Nick Lewisprogram manager for security and identity at Internet2

Time is a cryptojacker's greatest asset. The longer a polluted VM runs, the more cryptocurrency it can mine, which is why many of these hackers take a stealthy approach.

For example, if an attacker maxes out CPU for a resource, the chances a security team will notice dramatically increase. For this reason, some attackers target many environments at once for cloud cryptomining and leech small amounts of compute power from each. This approach requires less legwork or potential exposure than an attempt to sell sensitive S3 data on the black market.

Cryptojacking is just one method to monetize intrusion into a cloud environment. For example, an attacker could deploy comparatively harmless spam or botnets. They could also take a far more disruptive approach with ransomware that threatens to lock down or delete vital resources in the cloud or back on premises through, for example, Active Directory. Some businesses have already experienced that approach with their S3 data leaks.

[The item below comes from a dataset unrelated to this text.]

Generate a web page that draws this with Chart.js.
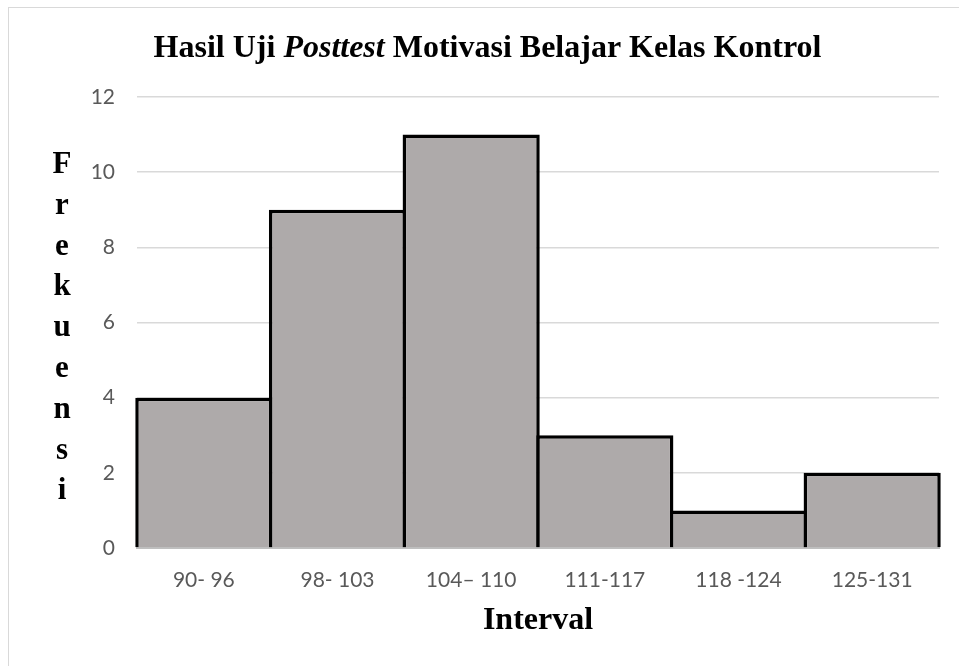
<!DOCTYPE html>
<html>
<head>
<meta charset="utf-8">
<script src="https://cdn.jsdelivr.net/npm/chart.js@4.4.1/dist/chart.umd.min.js"></script>
<style>
  html, body { margin: 0; padding: 0; background: #fff; }
  #wrap { position: relative; width: 959px; height: 666px; overflow: hidden; }
  #frame { position: absolute; left: 8px; top: 7px; width: 980px; height: 700px; border: 1.5px solid #d9d9d9; box-sizing: border-box; }
  canvas { position: absolute; left: 0; top: 0; }
</style>
</head>
<body>
<div id="wrap">
  <div id="frame"></div>
  <canvas id="chart" width="959" height="666"></canvas>
</div>
<script>
const intervals = ["90- 96", "98- 103", "104\u2013 110", "111-117", "118 -124", "125-131"]
const frekuensi = [4, 9, 11, 3, 1, 2]
const yTicks = [0, 2, 4, 6, 8, 10, 12]
const titleParts = [
  { text: "Hasil Uji ", italic: false },
  { text: "Posttest", italic: true },
  { text: " Motivasi Belajar Kelas Kontrol", italic: false }
]
const yTitle = "Frekuensi"
const xTitle = "Interval"

const serif = '"Liberation Serif", "Times New Roman", serif'

// title with an italic word, and the stacked y-axis letters
const textPlugin = {
  id: "extraText",
  afterDraw(chart) {
    const ctx = chart.ctx
    ctx.save()
    ctx.fillStyle = "#000"
    ctx.textBaseline = "alphabetic"
    ctx.textAlign = "left"
    const fontFor = (p) => (p.italic ? "italic bold " : "bold ") + "32px " + serif
    let total = 0
    titleParts.forEach((p) => { ctx.font = fontFor(p); total += ctx.measureText(p.text).width })
    let x = 487.5 - total / 2
    titleParts.forEach((p) => {
      ctx.font = fontFor(p)
      ctx.fillText(p.text, x, 57)
      x += ctx.measureText(p.text).width
    })

    ctx.font = "bold 31px " + serif
    ctx.textAlign = "center"
    yTitle.split("").forEach((ch, i) => {
      ctx.fillText(ch, 62, 173 + i * 40.8)
    })
    ctx.restore()
  }
}

new Chart(document.getElementById("chart"), {
  type: "bar",
  data: {
    labels: intervals,
    datasets: [{
      data: frekuensi,
      backgroundColor: "#aeaaaa",
      borderColor: "#000",
      borderWidth: 3.5,
      borderSkipped: "bottom",
      barPercentage: 1 + 3.5 / 133.7,
      categoryPercentage: 1,
      clip: false
    }]
  },
  options: {
    responsive: false,
    animation: false,
    events: [],
    layout: { padding: { top: 97, right: 20, left: 0, bottom: 0 } },
    plugins: {
      legend: { display: false },
      tooltip: { enabled: false }
    },
    scales: {
      x: {
        afterFit: (s) => { s.height = 118 },
        grid: { display: false, drawTicks: false },
        border: { display: true, color: "#bfbfbf", width: 2 },
        ticks: {
          padding: 20,
          color: "#595959",
          font: { family: "Lato", size: 21 },
          maxRotation: 0
        },
        title: {
          display: true,
          text: xTitle,
          color: "#000",
          font: { family: serif, size: 32, weight: "bold" },
          padding: { top: 0, bottom: 26 }
        }
      },
      y: {
        min: 0,
        max: 12,
        afterFit: (s) => { s.width = 137 },
        afterBuildTicks: (s) => { s.ticks = yTicks.map((v) => ({ value: v })) },
        grid: { color: "#d9d9d9", lineWidth: 1.5, drawTicks: false },
        border: { display: false },
        ticks: {
          padding: 22,
          color: "#595959",
          font: { family: "Lato", size: 21 }
        }
      }
    }
  },
  plugins: [textPlugin]
})
</script>
</body>
</html>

"Cryptojacking is one of the problems that a misconfiguration can cause, but beyond that, you're going to have data loss, data breaches and all those other bad things happen," Cser said.

For this reason, RedLock recommends enterprises adjust their thinking -- network intrusion is a matter of when, not if. With that assumption, organizations can apply dedicated approaches to cloud security and implement disaster recovery procedures that reduce a ransomware attack to mere inconvenience.

Still, many enterprises simply enter the cloud running before they can walk. A step back to basics, Lewis said, could do wonders for their network security posture.

"It's essentially the same thing security people have been saying for 30 years: Make sure you apply your patches and keep your systems up to date," Lewis said.